Intelligence, Murky Wars
On Sunday, Paul Wolfowitz stated that even "murky" intelligence requires pre-emptive military action. Aimed at deflecting attention from growing pressure on the Bush Administration over Iraq, Wolfowitz's remarks instead highlighted all that is wrong with the Administration's approach to foreign policy as well as their increasing desperation as the attacks continue, the casualties mount and the well-stitched case for war unravels further.
Wolfie's Surprise Left Hook: 9/11
Since suspicions abound specifically in regards to the Iraq war, Wolfowitz sought to defer attention from it.
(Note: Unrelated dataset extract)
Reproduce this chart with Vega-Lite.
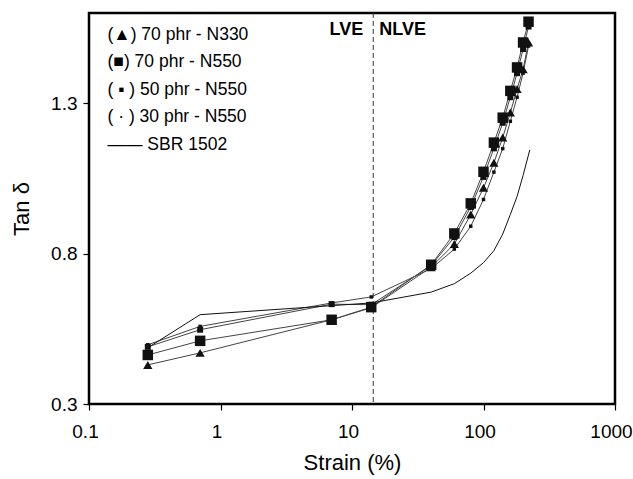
{
  "$schema": "https://vega.github.io/schema/vega-lite/v6.json",
  "width": 526,
  "height": 391,
  "autosize": {"type": "none"},
  "padding": {"left": 89, "top": 13, "right": 18, "bottom": 75},
  "background": "white",
  "config": {
    "font": "Liberation Sans",
    "view": {"stroke": "black", "strokeWidth": 2.5},
    "axis": {"grid": false, "domain": false, "tickColor": "black", "tickSize": 6, "tickWidth": 1.2, "labelColor": "black", "labelFont": "Liberation Sans", "labelFontSize": 19, "titleFont": "Liberation Sans", "titleFontSize": 22, "titleFontWeight": "normal", "titleColor": "black"}
  },
  "datasets": {
    "curves": [
      {"series": "(▲) 70 phr - N330", "strain": 0.28, "tan": 0.43},
      {"series": "(▲) 70 phr - N330", "strain": 0.7, "tan": 0.47},
      {"series": "(▲) 70 phr - N330", "strain": 7, "tan": 0.58},
      {"series": "(▲) 70 phr - N330", "strain": 14, "tan": 0.62},
      {"series": "(▲) 70 phr - N330", "strain": 40, "tan": 0.755},
      {"series": "(▲) 70 phr - N330", "strain": 60, "tan": 0.832},
      {"series": "(▲) 70 phr - N330", "strain": 80, "tan": 0.93},
      {"series": "(▲) 70 phr - N330", "strain": 100, "tan": 1.019},
      {"series": "(▲) 70 phr - N330", "strain": 120, "tan": 1.102},
      {"series": "(▲) 70 phr - N330", "strain": 140, "tan": 1.186},
      {"series": "(▲) 70 phr - N330", "strain": 160, "tan": 1.269},
      {"series": "(▲) 70 phr - N330", "strain": 180, "tan": 1.347},
      {"series": "(▲) 70 phr - N330", "strain": 200, "tan": 1.413},
      {"series": "(▲) 70 phr - N330", "strain": 220, "tan": 1.502},
      {"series": "(■) 70 phr - N550", "strain": 0.28, "tan": 0.463},
      {"series": "(■) 70 phr - N550", "strain": 0.7, "tan": 0.51},
      {"series": "(■) 70 phr - N550", "strain": 7, "tan": 0.58},
      {"series": "(■) 70 phr - N550", "strain": 14, "tan": 0.622},
      {"series": "(■) 70 phr - N550", "strain": 40, "tan": 0.763},
      {"series": "(■) 70 phr - N550", "strain": 60, "tan": 0.867},
      {"series": "(■) 70 phr - N550", "strain": 80, "tan": 0.967},
      {"series": "(■) 70 phr - N550", "strain": 100, "tan": 1.072},
      {"series": "(■) 70 phr - N550", "strain": 120, "tan": 1.169},
      {"series": "(■) 70 phr - N550", "strain": 140, "tan": 1.252},
      {"series": "(■) 70 phr - N550", "strain": 160, "tan": 1.341},
      {"series": "(■) 70 phr - N550", "strain": 180, "tan": 1.419},
      {"series": "(■) 70 phr - N550", "strain": 200, "tan": 1.502},
      {"series": "(■) 70 phr - N550", "strain": 220, "tan": 1.571},
      {"series": "( ▪ ) 50 phr - N550", "strain": 0.28, "tan": 0.49},
      {"series": "( ▪ ) 50 phr - N550", "strain": 0.7, "tan": 0.547},
      {"series": "( ▪ ) 50 phr - N550", "strain": 7, "tan": 0.632},
      {"series": "( ▪ ) 50 phr - N550", "strain": 14, "tan": 0.63},
      {"series": "( ▪ ) 50 phr - N550", "strain": 40, "tan": 0.76},
      {"series": "( ▪ ) 50 phr - N550", "strain": 60, "tan": 0.855},
      {"series": "( ▪ ) 50 phr - N550", "strain": 80, "tan": 0.955},
      {"series": "( ▪ ) 50 phr - N550", "strain": 100, "tan": 1.055},
      {"series": "( ▪ ) 50 phr - N550", "strain": 120, "tan": 1.15},
      {"series": "( ▪ ) 50 phr - N550", "strain": 140, "tan": 1.235},
      {"series": "( ▪ ) 50 phr - N550", "strain": 160, "tan": 1.32},
      {"series": "( ▪ ) 50 phr - N550", "strain": 180, "tan": 1.4},
      {"series": "( ▪ ) 50 phr - N550", "strain": 200, "tan": 1.48},
      {"series": "( ▪ ) 50 phr - N550", "strain": 220, "tan": 1.555},
      {"series": "( · ) 30 phr - N550", "strain": 0.28, "tan": 0.497},
      {"series": "( · ) 30 phr - N550", "strain": 0.7, "tan": 0.558},
      {"series": "( · ) 30 phr - N550", "strain": 7, "tan": 0.636},
      {"series": "( · ) 30 phr - N550", "strain": 14, "tan": 0.656},
      {"series": "( · ) 30 phr - N550", "strain": 40, "tan": 0.75},
      {"series": "( · ) 30 phr - N550", "strain": 60, "tan": 0.815},
      {"series": "( · ) 30 phr - N550", "strain": 80, "tan": 0.891},
      {"series": "( · ) 30 phr - N550", "strain": 100, "tan": 0.98},
      {"series": "( · ) 30 phr - N550", "strain": 120, "tan": 1.071},
      {"series": "( · ) 30 phr - N550", "strain": 140, "tan": 1.149},
      {"series": "( · ) 30 phr - N550", "strain": 160, "tan": 1.24},
      {"series": "( · ) 30 phr - N550", "strain": 180, "tan": 1.32},
      {"series": "( · ) 30 phr - N550", "strain": 200, "tan": 1.4},
      {"series": "( · ) 30 phr - N550", "strain": 220, "tan": 1.49},
      {"series": "—— SBR 1502", "strain": 0.28, "tan": 0.487},
      {"series": "—— SBR 1502", "strain": 0.7, "tan": 0.597},
      {"series": "—— SBR 1502", "strain": 7, "tan": 0.627},
      {"series": "—— SBR 1502", "strain": 14, "tan": 0.636},
      {"series": "—— SBR 1502", "strain": 40, "tan": 0.672},
      {"series": "—— SBR 1502", "strain": 60, "tan": 0.7},
      {"series": "—— SBR 1502", "strain": 80, "tan": 0.735},
      {"series": "—— SBR 1502", "strain": 100, "tan": 0.77},
      {"series": "—— SBR 1502", "strain": 120, "tan": 0.81},
      {"series": "—— SBR 1502", "strain": 140, "tan": 0.865},
      {"series": "—— SBR 1502", "strain": 160, "tan": 0.93},
      {"series": "—— SBR 1502", "strain": 180, "tan": 0.99},
      {"series": "—— SBR 1502", "strain": 200, "tan": 1.06},
      {"series": "—— SBR 1502", "strain": 225, "tan": 1.145}
    ],
    "divider": [{"strain": 14.5}],
    "lve": [{"strain": 14.5, "tan": 1.6, "label": "LVE"}],
    "nlve": [{"strain": 14.5, "tan": 1.6, "label": "NLVE"}]
  },
  "encoding": {
    "x": {"field": "strain", "type": "quantitative", "scale": {"type": "log", "domain": [0.1, 1000], "nice": false},
      "axis": {"values": [0.1, 1, 10, 100, 1000], "format": "~g", "title": "Strain (%)", "labelPadding": 12, "labelFlush": false, "labelOffset": -4, "titlePadding": 11}},
    "y": {"field": "tan", "type": "quantitative", "scale": {"domain": [0.3, 1.6], "nice": false, "zero": false},
      "axis": {"values": [0.3, 0.8, 1.3], "format": ".1f", "title": "Tan δ", "labelPadding": 6, "titlePadding": 17}}
  },
  "layer": [
    {
      "data": {"name": "divider"},
      "mark": {"type": "rule", "color": "#333", "strokeDash": [5, 3], "strokeWidth": 1},
      "encoding": {"y": null}
    },
    {
      "data": {"name": "lve"},
      "mark": {"type": "text", "align": "right", "baseline": "top", "dx": -10, "dy": 8, "fontSize": 18, "fontWeight": "bold", "color": "black"},
      "encoding": {"text": {"field": "label"}}
    },
    {
      "data": {"name": "nlve"},
      "mark": {"type": "text", "align": "left", "baseline": "top", "dx": 6, "dy": 8, "fontSize": 18, "fontWeight": "bold", "color": "black"},
      "encoding": {"text": {"field": "label"}}
    },
    {
      "data": {"name": "curves"},
      "mark": {"type": "line"},
      "encoding": {
        "color": {"field": "series", "type": "nominal",
          "scale": {"domain": ["(▲) 70 phr - N330", "(■) 70 phr - N550", "( ▪ ) 50 phr - N550", "( · ) 30 phr - N550", "—— SBR 1502"], "range": ["#444", "#444", "#444", "#444", "#111"]},
          "legend": {"orient": "none", "legendX": 1, "legendY": 13, "title": null, "symbolSize": 0, "symbolOpacity": 0, "symbolStrokeWidth": 0, "labelOffset": 0, "padding": 0, "rowPadding": 8.5, "labelFontSize": 17.5, "labelFont": "Liberation Sans", "labelColor": "black", "labelLimit": 300}},
        "strokeWidth": {"field": "series", "type": "nominal",
          "scale": {"domain": ["(▲) 70 phr - N330", "(■) 70 phr - N550", "( ▪ ) 50 phr - N550", "( · ) 30 phr - N550", "—— SBR 1502"], "range": [1, 1, 1, 1, 2]},
          "legend": null}
      }
    },
    {
      "data": {"name": "curves"},
      "transform": [{"filter": "datum.series === '(▲) 70 phr - N330'"}],
      "mark": {"type": "point", "shape": "triangle-up", "size": 85, "filled": true, "opacity": 1, "color": "#111"}
    },
    {
      "data": {"name": "curves"},
      "transform": [{"filter": "datum.series === '(■) 70 phr - N550'"}],
      "mark": {"type": "point", "shape": "square", "size": 110, "filled": true, "opacity": 1, "color": "#111"}
    },
    {
      "data": {"name": "curves"},
      "transform": [{"filter": "datum.series === '( ▪ ) 50 phr - N550'"}],
      "mark": {"type": "point", "shape": "square", "size": 36, "filled": true, "opacity": 1, "color": "#111"}
    },
    {
      "data": {"name": "curves"},
      "transform": [{"filter": "datum.series === '( · ) 30 phr - N550'"}],
      "mark": {"type": "point", "shape": "square", "size": 12, "filled": true, "opacity": 1, "color": "#111"}
    }
  ]
}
He based his case on 9/11 hoping that the viewers' emotional connection with the tragedy would trump reason, and that the analogy with Iraq could somehow be supported:
"'…The nature of terrorism is that intelligence about terrorism is murky,' Wolfowitz, one of the architects of the Iraq war, said on the 'Fox News Sunday' program.
"'I think the lesson of 9/11 is that if you're not prepared to act on the basis of murky intelligence, then you're going to have to act after the fact, and after the fact now means after horrendous things have happened to this country,' he added."
Wolfowitz, who also said that Iraq "is now the central battle in the war on terror," then made the implicit connection between 1990's-era Islamic terrorism and the failure to "contain" Iraq:
"…Wolfowitz said it was wrong to think the United States could have continued a policy of containment against Iraq instead of going to war.
"'Twelve years of containment was a terrible price for us,' he said, citing the attacks on the USS Cole off the Yemeni port of Aden in October 2000 and on the Khobar Towers barracks in Saudi Arabia in 1996."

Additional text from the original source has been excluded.